Steelman, then the fix
The case for moving slowly is real. Open weights are irreversible: once Solar-Open is downloaded, no recall is possible, and a downstream fine-tuner can strip safety guardrails. A regulator that wrote a heavy open-model regime in haste could saddle the very labs Korea is funding with duties they cannot discharge—because they no longer control the deployed copies. Caution is defensible.
But silence is not caution; it is uncertainty, and uncertainty is its own tax on innovation. The EU AI Act, for all its flaws, at least carves out genuinely open-source models from several obligations while keeping systemic-risk duties on the largest. California's AB 1856, after public backlash, is moving to explicitly exempt open-source operating systems from its age-assurance regime (EFF). Both jurisdictions concluded that open models need named treatment in the text. Korea has not yet done that work.
The proportionate path is narrow and pro-innovation. First, define open-weight models in the AI Basic Act's enforcement decree and place compliance duties on the deploying entity, not the upstream releaser who has relinquished control—so a state-backed lab can open-source without owning every downstream fork's liability.
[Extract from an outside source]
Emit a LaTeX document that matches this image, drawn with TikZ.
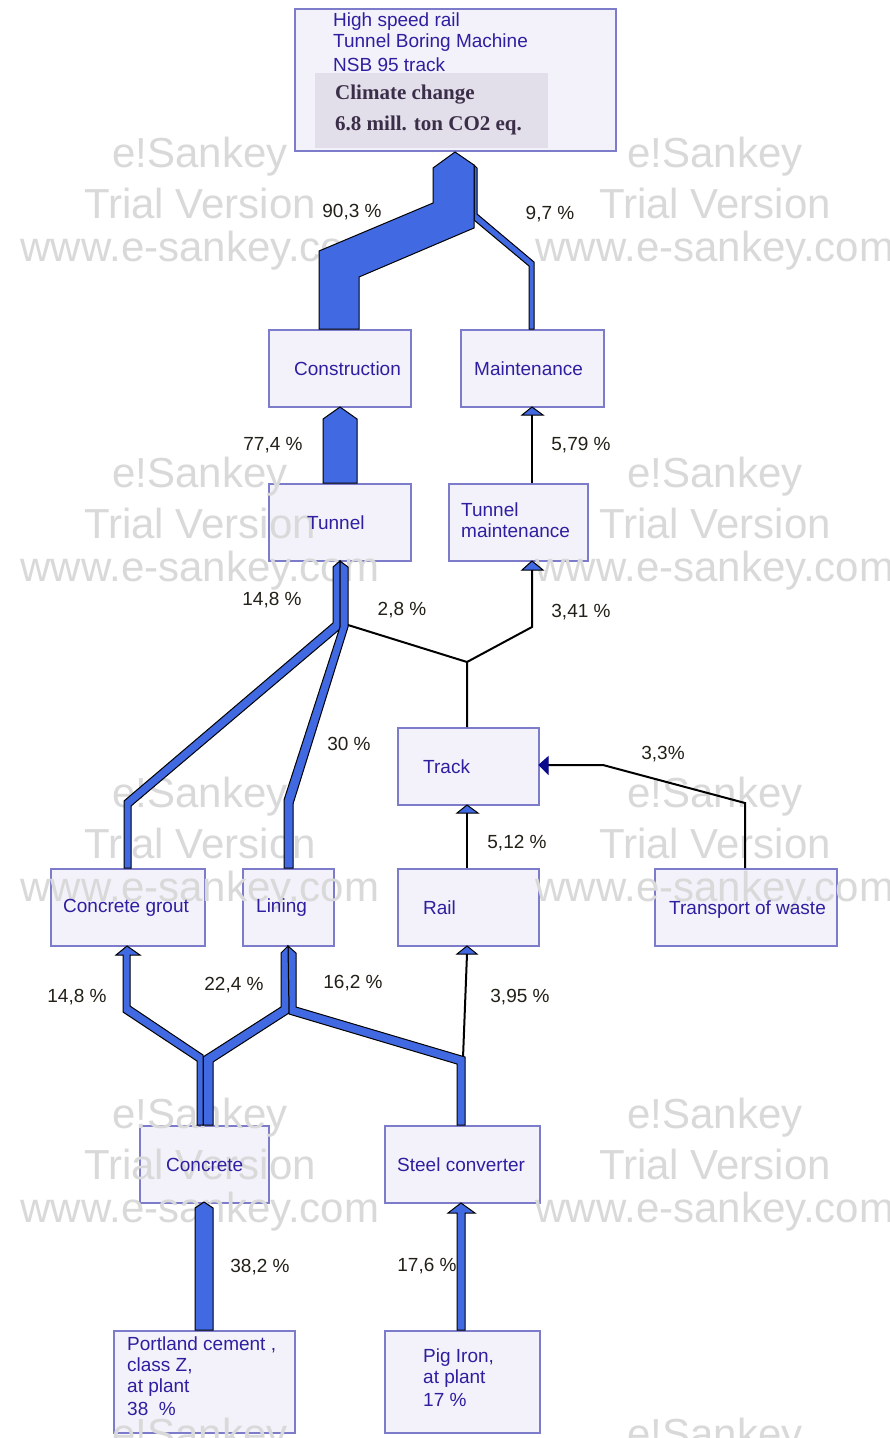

Second, give pretraining a safe harbor: a clear text-and-data-mining exception, paired with opt-outs and provenance logging, so Korean labs train on a settled legal basis instead of litigation risk. Third, use the one-year grace period to publish guidance, not to defer the question to 2027.
Seoul has made an admirable bet that open models are the right vehicle for AI sovereignty. The financing is the easy part. The law now has to catch up to the thing the money is buying.